### PROVIDED DATA
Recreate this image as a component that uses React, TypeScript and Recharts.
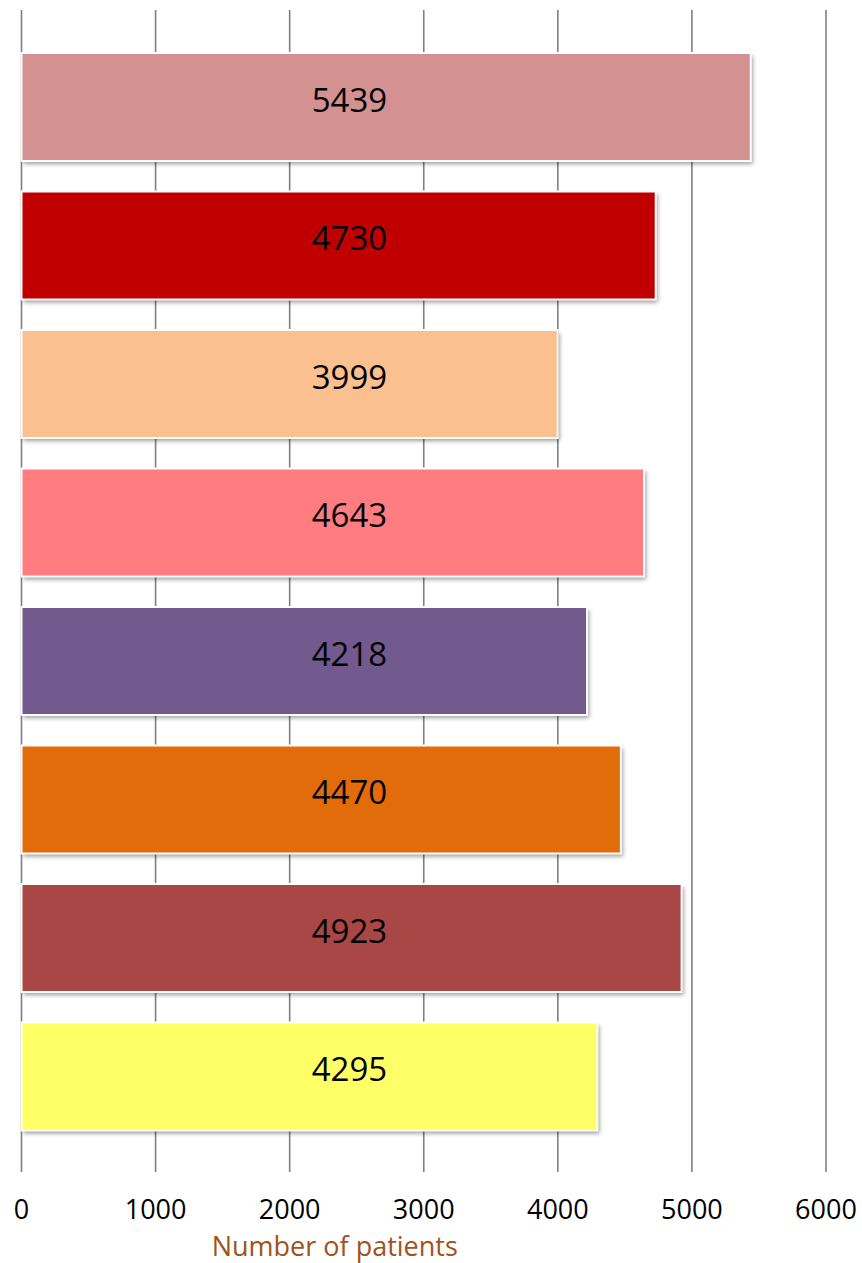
import { BarChart, Bar, XAxis, YAxis, CartesianGrid, Cell, LabelList } from "recharts";

const categories = ["Group 1", "Group 2", "Group 3", "Group 4", "Group 5", "Group 6", "Group 7", "Group 8"];
const patients = [5439, 4730, 3999, 4643, 4218, 4470, 4923, 4295];
const barColors = [
  "#D39291", // dusty rose
  "#C00000", // dark red
  "#FAC090", // peach
  "#FF7C80", // salmon
  "#72598E", // purple
  "#E36C0A", // orange
  "#A84745", // brick
  "#FFFF66", // yellow
];
const xTicks = [0, 1000, 2000, 3000, 4000, 5000, 6000];

const FONT = "'Open Sans', 'Noto Sans', sans-serif";

const data = categories.map((name, i) => ({ name, value: patients[i], color: barColors[i] }));

function ShadowBar(props: any) {
  const { x, y, width, height, fill, index } = props;
  const id = `bar-shadow-${index}`;
  return (
    <g>
      <defs>
        <filter id={id} x="-10%" y="-10%" width="120%" height="130%">
          <feGaussianBlur stdDeviation="2.2" />
        </filter>
      </defs>
      <rect x={x + 2} y={y + 3} width={width} height={height} fill="#000" opacity={0.38} filter={`url(#${id})`} />
      <rect x={x} y={y} width={width} height={height} fill={fill} stroke="#FFFFFF" strokeWidth={2} />
    </g>
  );
}

function ValueLabel(props: any) {
  const { x, y, height, value } = props;
  return (
    <text
      x={x + 328}
      y={y + height / 2 - 8}
      textAnchor="middle"
      dominantBaseline="central"
      fontFamily={FONT}
      fontSize={33}
      fill="#000"
    >
      {value}
    </text>
  );
}

export default function App() {
  return (
    <div style={{ position: "absolute", left: 0, top: 0, width: 862, height: 1263, background: "#fff" }}>
      <BarChart
        width={862}
        height={1263}
        data={data}
        layout="vertical"
        margin={{ top: 10, right: 36, bottom: 0, left: 21.5 }}
      >
        <CartesianGrid horizontal={false} stroke="#808080" strokeWidth={1.6} />
        <XAxis
          type="number"
          domain={[0, 6000]}
          ticks={xTicks}
          axisLine={false}
          tickLine={false}
          tickMargin={22}
          height={91}
          tick={{ fontSize: 27, fill: "#000", fontFamily: FONT }}
          label={{
            value: "Number of patients",
            position: "insideBottom",
            offset: 7,
            dx: -89,
            fill: "#A0521A",
            fontSize: 27,
            fontFamily: FONT,
          }}
        />
        <YAxis type="category" dataKey="name" hide padding={{ top: 28, bottom: 26 }} />
        <Bar dataKey="value" barSize={108} shape={<ShadowBar />} isAnimationActive={false}>
          {data.map((d) => (
            <Cell key={d.name} fill={d.color} />
          ))}
          <LabelList dataKey="value" content={<ValueLabel />} />
        </Bar>
      </BarChart>
    </div>
  );
}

### EXERCISE INSTRUCTIONS
Write out each line of the listing above, exactly, from its first line to the line holding "CartesianGrid, Cell, LabelList", inclusive. Skip the pictures.

### FINAL RESULT
Recreate this image as a component that uses React, TypeScript and Recharts.
import { BarChart, Bar, XAxis, YAxis, CartesianGrid, Cell, LabelList } from "recharts";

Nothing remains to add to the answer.